Exercise task: Please transcribe the data below exactly. Leave the pictures out.

Dataset section:
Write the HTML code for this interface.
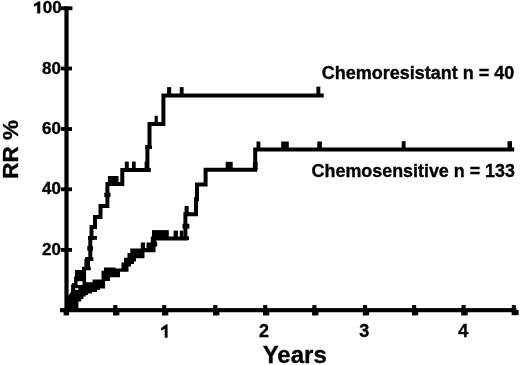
<!DOCTYPE html>
<html><head><meta charset="utf-8"><style>
html,body{margin:0;padding:0;background:#fff;width:520px;height:365px;overflow:hidden}
svg{display:block;will-change:transform}
text{font-family:"Liberation Sans",sans-serif;font-weight:bold;fill:#000;stroke:#000;stroke-width:0.35px}
</style></head><body>
<svg width="520" height="365" viewBox="0 0 520 365">
<!-- axes -->
<rect x="64.4" y="6.3" width="4.2" height="305.9" fill="#000"/>
<rect x="60" y="308.1" width="456.5" height="4.15" fill="#000"/>
<!-- y ticks -->
<g fill="#000">
<rect x="61" y="6.4" width="11.4" height="3.8"/>
<rect x="61" y="66.6" width="11" height="3.8"/>
<rect x="61" y="127.1" width="11" height="3.8"/>
<rect x="61" y="187.4" width="11" height="3.8"/>
<rect x="61" y="248" width="11" height="3.8"/>
<!-- x ticks -->
<rect x="63.6" y="308.1" width="5.5" height="7.3"/>
<rect x="113.2" y="305.1" width="4.2" height="10.2"/><rect x="113.2" y="310" width="6.2" height="5.3"/>
<rect x="162.1" y="305.1" width="4.2" height="10.2"/><rect x="162.1" y="310" width="6.2" height="5.3"/>
<rect x="213.2" y="305.1" width="4.2" height="10.2"/><rect x="213.2" y="310" width="6.2" height="5.3"/>
<rect x="263.1" y="305.1" width="4.2" height="10.2"/><rect x="263.1" y="310" width="6.2" height="5.3"/>
<rect x="312.3" y="305.1" width="4.2" height="10.2"/><rect x="312.3" y="310" width="6.2" height="5.3"/>
<rect x="362.9" y="305.1" width="4.2" height="10.2"/><rect x="362.9" y="310" width="6.2" height="5.3"/>
<rect x="412" y="305.1" width="4.2" height="10.2"/><rect x="412" y="310" width="6.2" height="5.3"/>
<rect x="461.5" y="305.1" width="4.2" height="10.2"/><rect x="461.5" y="310" width="6.2" height="5.3"/>
<rect x="511.8" y="305.1" width="4" height="10"/><rect x="511.8" y="310" width="6.8" height="5.1"/>
</g>
<!-- y labels -->
<g font-size="17" text-anchor="end">
<text x="61.6" y="13.4">00</text>
<path d="M38.6,1.4 L40.1,1.4 L40.1,13.2 L37.3,13.2 L37.3,4.9 L34.1,6.4 L34.1,4.2 Z" fill="#000" stroke="#000" stroke-width="0.35"/>
<text x="61" y="73.6">80</text>
<text x="61" y="134">60</text>
<text x="61" y="194.3">40</text>
<text x="61" y="254.7">20</text>
</g>
<!-- x labels -->
<g font-size="18" text-anchor="middle">
<path d="M166.2,324.5 L167.4,324.5 L167.4,337.6 L164.9,337.6 L164.9,328.7 L161.3,330.2 L161.3,328 Z" fill="#000" stroke="#000" stroke-width="0.35"/>
<text x="264" y="337.1">2</text>
<text x="364.3" y="337.1">3</text>
<text x="463.3" y="337.1">4</text>
</g>
<text x="294.7" y="362.5" font-size="24" text-anchor="middle">Years</text>
<text transform="translate(18.2,149.3) rotate(-90)" font-size="22.5" text-anchor="middle">RR %</text>
<text x="321.7" y="79.4" font-size="18">Chemoresistant n = 40</text>
<text x="311.6" y="177.4" font-size="17.9">Chemosensitive n = 133</text>

<!-- origin mass + lower band -->
<polygon fill="#000" points="66,309 66,297 68.3,295.5 70.2,293.2 71.1,291.5 71.1,284.6 72.2,284.6 72.2,283 74.1,283 74.1,276.4 75,276.4 75,270 82,270 82,266.8 90.8,266.8 90.8,270.3 86.1,270.3 86.1,282.2 92.6,282.2 92.6,279.5 101.5,279.5 101.5,270.8 104,270.8 104,267.5 115.5,267.5 115.5,268.4 121.5,268.4 121.5,262.5 124,262.5 124,257.7 127.5,257.7 127.5,252.9 130.3,252.9 130.3,248.5 140.8,248.5 140.8,242.6 145,242.6 145,248 146.5,248 146.5,242.4 150.8,242.4 150.8,236.5 156,236.5 156,240.8 157.2,242.4 157.2,246.2 155.5,246.8 155.5,252.2 144.5,252.2 144.5,258.2 136,258.2 136,261.5 134,261.5 134,264 131,264 131,266.5 128.5,266.5 128.5,271.8 120,271.8 120,277.2 110,277.2 110,281 105.1,281 105.1,288.5 100,288.5 100,290 97,290 97,292 92,292 92,293.5 88,293.5 88,295 85.8,295 85.8,296.5 83.4,296.5 83.4,299 81.3,299 81.3,301.5 78.4,301.5 78.4,309"/>
<g fill="#fff">
<rect x="77.6" y="281.2" width="4.9" height="3.7"/>
<rect x="75.1" y="288.2" width="3.3" height="1.6"/>
</g>

<!-- upper curve -->
<g fill="none" stroke="#000" stroke-width="4" stroke-linecap="square" stroke-linejoin="miter">
<polyline points="87.3,268 87.3,259 90.3,259 90.3,238 91.5,238 91.5,227 95,227 95,217 100.5,217 100.5,206 107.4,206 107.4,184 122.3,184 122.3,170 147.4,170 147.4,147 149.5,147 149.5,124 163.4,124 163.4,95.6 321.7,95.6"/>
</g>
<g fill="#000">
<rect x="85.5" y="257.3" width="7.9" height="3.5"/>
<rect x="84.4" y="259" width="5.6" height="9"/>
<rect x="87.3" y="246" width="5.7" height="4.7"/>
<rect x="88" y="236" width="9" height="3.8"/>
<rect x="104.3" y="192.7" width="6.2" height="4.4"/>
<rect x="107.9" y="176" width="10.6" height="8"/>
<rect x="124.8" y="161.6" width="4" height="8"/>
<rect x="132" y="161.6" width="3.7" height="8"/>
<rect x="144.6" y="161.8" width="4.3" height="8"/>
<rect x="146" y="168" width="4.8" height="4"/>
<rect x="145.4" y="145.4" width="6.6" height="3.4"/>
<rect x="154.6" y="115.8" width="3.2" height="8"/>
<rect x="167.1" y="87.1" width="4.1" height="8"/>
<rect x="179.8" y="87.1" width="3.8" height="8"/>
<rect x="316.4" y="86.6" width="3.9" height="8"/>
</g>

<!-- lower curve -->
<g fill="none" stroke="#000" stroke-width="4" stroke-linecap="square" stroke-linejoin="miter">
<polyline points="154,238.5 185.4,238.5 185.4,214.3 196,214.3 196,199 197,199 197,184.5 205.6,184.5 205.6,169.7 255.2,169.7 255.2,149.4 512.2,149.4"/>
</g>
<g fill="#000">
<rect x="152" y="230.1" width="16.8" height="7"/>
<rect x="173.6" y="230.6" width="4.3" height="7"/>
<rect x="179.8" y="230.6" width="3.4" height="7"/>
<rect x="182.5" y="223.8" width="6.9" height="4.8"/>
<rect x="184" y="236.3" width="5" height="3.8"/>
<rect x="184.6" y="206" width="4.1" height="8"/>
<rect x="225.7" y="161.8" width="7" height="7"/>
<rect x="252.9" y="162" width="4.7" height="8"/>
<rect x="256.5" y="141.5" width="3.9" height="7"/>
<rect x="281.2" y="141.5" width="7.6" height="7"/>
<rect x="317.3" y="141.5" width="4.6" height="7"/>
<rect x="401.7" y="141.2" width="3.9" height="7"/>
<rect x="507.5" y="141.2" width="4.5" height="7"/>
</g>
</svg>
</body></html>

Result below:
Write the HTML code for this interface.
<!DOCTYPE html>
<html><head><meta charset="utf-8"><style>
html,body{margin:0;padding:0;background:#fff;width:520px;height:365px;overflow:hidden}
svg{display:block;will-change:transform}
text{font-family:"Liberation Sans",sans-serif;font-weight:bold;fill:#000;stroke:#000;stroke-width:0.35px}
</style></head><body>
<svg width="520" height="365" viewBox="0 0 520 365">
<!-- axes -->
<rect x="64.4" y="6.3" width="4.2" height="305.9" fill="#000"/>
<rect x="60" y="308.1" width="456.5" height="4.15" fill="#000"/>
<!-- y ticks -->
<g fill="#000">
<rect x="61" y="6.4" width="11.4" height="3.8"/>
<rect x="61" y="66.6" width="11" height="3.8"/>
<rect x="61" y="127.1" width="11" height="3.8"/>
<rect x="61" y="187.4" width="11" height="3.8"/>
<rect x="61" y="248" width="11" height="3.8"/>
<!-- x ticks -->
<rect x="63.6" y="308.1" width="5.5" height="7.3"/>
<rect x="113.2" y="305.1" width="4.2" height="10.2"/><rect x="113.2" y="310" width="6.2" height="5.3"/>
<rect x="162.1" y="305.1" width="4.2" height="10.2"/><rect x="162.1" y="310" width="6.2" height="5.3"/>
<rect x="213.2" y="305.1" width="4.2" height="10.2"/><rect x="213.2" y="310" width="6.2" height="5.3"/>
<rect x="263.1" y="305.1" width="4.2" height="10.2"/><rect x="263.1" y="310" width="6.2" height="5.3"/>
<rect x="312.3" y="305.1" width="4.2" height="10.2"/><rect x="312.3" y="310" width="6.2" height="5.3"/>
<rect x="362.9" y="305.1" width="4.2" height="10.2"/><rect x="362.9" y="310" width="6.2" height="5.3"/>
<rect x="412" y="305.1" width="4.2" height="10.2"/><rect x="412" y="310" width="6.2" height="5.3"/>
<rect x="461.5" y="305.1" width="4.2" height="10.2"/><rect x="461.5" y="310" width="6.2" height="5.3"/>
<rect x="511.8" y="305.1" width="4" height="10"/><rect x="511.8" y="310" width="6.8" height="5.1"/>
</g>
<!-- y labels -->
<g font-size="17" text-anchor="end">
<text x="61.6" y="13.4">00</text>
<path d="M38.6,1.4 L40.1,1.4 L40.1,13.2 L37.3,13.2 L37.3,4.9 L34.1,6.4 L34.1,4.2 Z" fill="#000" stroke="#000" stroke-width="0.35"/>
<text x="61" y="73.6">80</text>
<text x="61" y="134">60</text>
<text x="61" y="194.3">40</text>
<text x="61" y="254.7">20</text>
</g>
<!-- x labels -->
<g font-size="18" text-anchor="middle">
<path d="M166.2,324.5 L167.4,324.5 L167.4,337.6 L164.9,337.6 L164.9,328.7 L161.3,330.2 L161.3,328 Z" fill="#000" stroke="#000" stroke-width="0.35"/>
<text x="264" y="337.1">2</text>
<text x="364.3" y="337.1">3</text>
<text x="463.3" y="337.1">4</text>
</g>
<text x="294.7" y="362.5" font-size="24" text-anchor="middle">Years</text>
<text transform="translate(18.2,149.3) rotate(-90)" font-size="22.5" text-anchor="middle">RR %</text>
<text x="321.7" y="79.4" font-size="18">Chemoresistant n = 40</text>
<text x="311.6" y="177.4" font-size="17.9">Chemosensitive n = 133</text>

<!-- origin mass + lower band -->
<polygon fill="#000" points="66,309 66,297 68.3,295.5 70.2,293.2 71.1,291.5 71.1,284.6 72.2,284.6 72.2,283 74.1,283 74.1,276.4 75,276.4 75,270 82,270 82,266.8 90.8,266.8 90.8,270.3 86.1,270.3 86.1,282.2 92.6,282.2 92.6,279.5 101.5,279.5 101.5,270.8 104,270.8 104,267.5 115.5,267.5 115.5,268.4 121.5,268.4 121.5,262.5 124,262.5 124,257.7 127.5,257.7 127.5,252.9 130.3,252.9 130.3,248.5 140.8,248.5 140.8,242.6 145,242.6 145,248 146.5,248 146.5,242.4 150.8,242.4 150.8,236.5 156,236.5 156,240.8 157.2,242.4 157.2,246.2 155.5,246.8 155.5,252.2 144.5,252.2 144.5,258.2 136,258.2 136,261.5 134,261.5 134,264 131,264 131,266.5 128.5,266.5 128.5,271.8 120,271.8 120,277.2 110,277.2 110,281 105.1,281 105.1,288.5 100,288.5 100,290 97,290 97,292 92,292 92,293.5 88,293.5 88,295 85.8,295 85.8,296.5 83.4,296.5 83.4,299 81.3,299 81.3,301.5 78.4,301.5 78.4,309"/>
<g fill="#fff">
<rect x="77.6" y="281.2" width="4.9" height="3.7"/>
<rect x="75.1" y="288.2" width="3.3" height="1.6"/>
</g>

<!-- upper curve -->
<g fill="none" stroke="#000" stroke-width="4" stroke-linecap="square" stroke-linejoin="miter">
<polyline points="87.3,268 87.3,259 90.3,259 90.3,238 91.5,238 91.5,227 95,227 95,217 100.5,217 100.5,206 107.4,206 107.4,184 122.3,184 122.3,170 147.4,170 147.4,147 149.5,147 149.5,124 163.4,124 163.4,95.6 321.7,95.6"/>
</g>
<g fill="#000">
<rect x="85.5" y="257.3" width="7.9" height="3.5"/>
<rect x="84.4" y="259" width="5.6" height="9"/>
<rect x="87.3" y="246" width="5.7" height="4.7"/>
<rect x="88" y="236" width="9" height="3.8"/>
<rect x="104.3" y="192.7" width="6.2" height="4.4"/>
<rect x="107.9" y="176" width="10.6" height="8"/>
<rect x="124.8" y="161.6" width="4" height="8"/>
<rect x="132" y="161.6" width="3.7" height="8"/>
<rect x="144.6" y="161.8" width="4.3" height="8"/>
<rect x="146" y="168" width="4.8" height="4"/>
<rect x="145.4" y="145.4" width="6.6" height="3.4"/>
<rect x="154.6" y="115.8" width="3.2" height="8"/>
<rect x="167.1" y="87.1" width="4.1" height="8"/>
<rect x="179.8" y="87.1" width="3.8" height="8"/>
<rect x="316.4" y="86.6" width="3.9" height="8"/>
</g>

<!-- lower curve -->
<g fill="none" stroke="#000" stroke-width="4" stroke-linecap="square" stroke-linejoin="miter">
<polyline points="154,238.5 185.4,238.5 185.4,214.3 196,214.3 196,199 197,199 197,184.5 205.6,184.5 205.6,169.7 255.2,169.7 255.2,149.4 512.2,149.4"/>
</g>
<g fill="#000">
<rect x="152" y="230.1" width="16.8" height="7"/>
<rect x="173.6" y="230.6" width="4.3" height="7"/>
<rect x="179.8" y="230.6" width="3.4" height="7"/>
<rect x="182.5" y="223.8" width="6.9" height="4.8"/>
<rect x="184" y="236.3" width="5" height="3.8"/>
<rect x="184.6" y="206" width="4.1" height="8"/>
<rect x="225.7" y="161.8" width="7" height="7"/>
<rect x="252.9" y="162" width="4.7" height="8"/>
<rect x="256.5" y="141.5" width="3.9" height="7"/>
<rect x="281.2" y="141.5" width="7.6" height="7"/>
<rect x="317.3" y="141.5" width="4.6" height="7"/>
<rect x="401.7" y="141.2" width="3.9" height="7"/>
<rect x="507.5" y="141.2" width="4.5" height="7"/>
</g>
</svg>
</body></html>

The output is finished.